Late last year an extraordinary exhibition made its way from Beijing to the Essex and Peabody Museum in Salem, Mass. The exhibit, "The Emperor's Private Paradise: Treasures from the Forbidden City," is presently showing at the Metropolitan Museum in New York City through May 1. The exhibition is made up of treasures from Qianglong’s private chambers, not seen in almost 90 years since Pu Yi, the last emperor, was chucked out of the palace.

In it one can see the flowering of Qiang Dynasty art, already being influence by European Jesuits, just as European art was being influenced by China.

But what struck my eye in the exhibit was a large and very ornate European-made clock. It seems that China, despite all the inventions it had given the world, such as gun powder, had not yet developed a mechanical clock. Chinese told time by water clocks, or sun dials, but not by the spinning of gears that moved hands around a dial.

The emperor had to have this new technology, and so he imported European clocks for his palace. It is the only machine in the exhibit, and it jars the eye with its stark roman numerals in a garden of flowing Chinese calligraphy.

Qianglong could not foresee that the arrival of a European mechanical clock into the inner chambers of the Forbidden City would be a Trojan Horse. For the West was expanding, and on the cusp of an industrial revolution, making machines that would conquer China and most of the world. The clock would soon enough be followed by rapid-fire rifles, advance artillery and warships-all more technologically advanced than anything made in China at that time.

The organization of empire, that Voltaire so admired, was showing signs of stress by the time Qianglong died in 1799, and the following century would see Europe pushing its way into China, at first driven by commerce, and then by territorial designs that would end up dividing China’s coast into “concessions” ruled by Britons, French, Germans, Japanese, all picking over the bones of a prostrate China. The awe that Europe had for China in the 18th century would turn to contempt in the 19th and 20th.

In the beginning China resisted. Qianglong wrote a letter to George III of England, saying that he had no need of trade with the West. “We have never valued ingenious articles,” the emperor wrote. “Nor do we have the slightest need of your country’s manufactures,” forgetting, for the moment, his beloved clocks.

By the end of the next century China would be desperate for the technology that was destroying it, but it was too late.

In the 19th and 20th centuries China was tearing itself apart in civil wars, culminating in the coming of the Communism — a foreign ideology born of German philosophers and implemented by Russian tyrants.
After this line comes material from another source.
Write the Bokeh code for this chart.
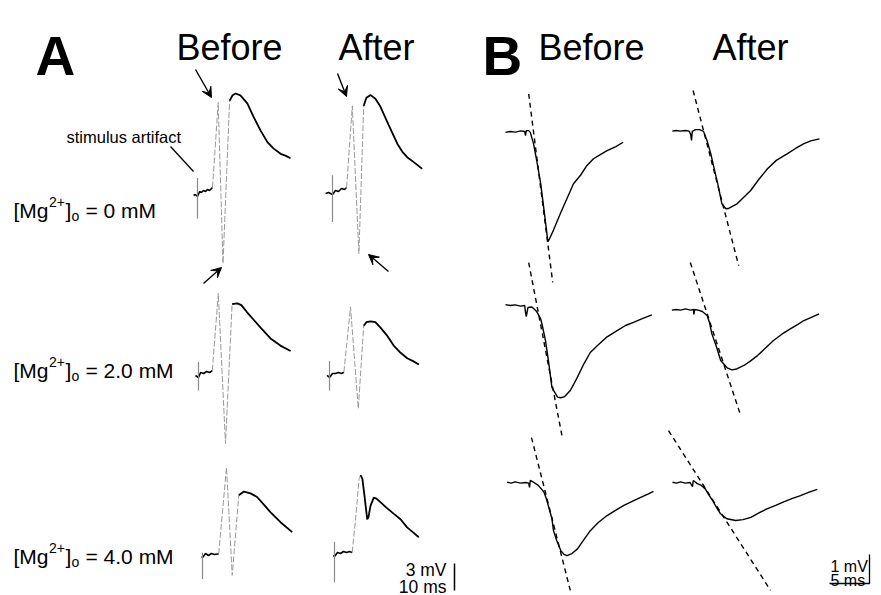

China then began its darkest hour, with mass executions of class enemies, cockamamie social engineering that caused famine and mass starvation, culminating in the Cultural Revolution in which the revolution began to eat its young. When I first visited China, more than 40 years ago, it was a country of automatons, drab, colorless, impoverished and spiritually defeated.

It has become a cliche to wonder at the new China of today, but suffice it to say that rising China once again has the awe of the West. Its cities spring up from rice paddies modern and spectacular. Its trains run at super speed through gleaming stations. China is working on a space program while all of the above are in decline in our society. It has risen from an economy less than the smaller countries of Europe into the second biggest in the world.

Yes, China has its organizational problems, just as the Emperor Qianglong had. But then China was beginning its long decline, while today it’s in a state of rapid rise. And, yes, it has its human rights problems, but nowhere in the world have so many been lifted out of poverty so quickly. Economic power is hurrying eastward, just as two centuries ago it began to concentrate in the West.

Young people don’t bother with clocks and wristwatches any more. In the next century, or sooner, clocks will be in museums like the Emperor’s elaborate time piece. Young people use their cell phones, that can do a hundred things more than telling time or even making phone calls. And, of course, like so much of the world’s machines these days, they are made in China.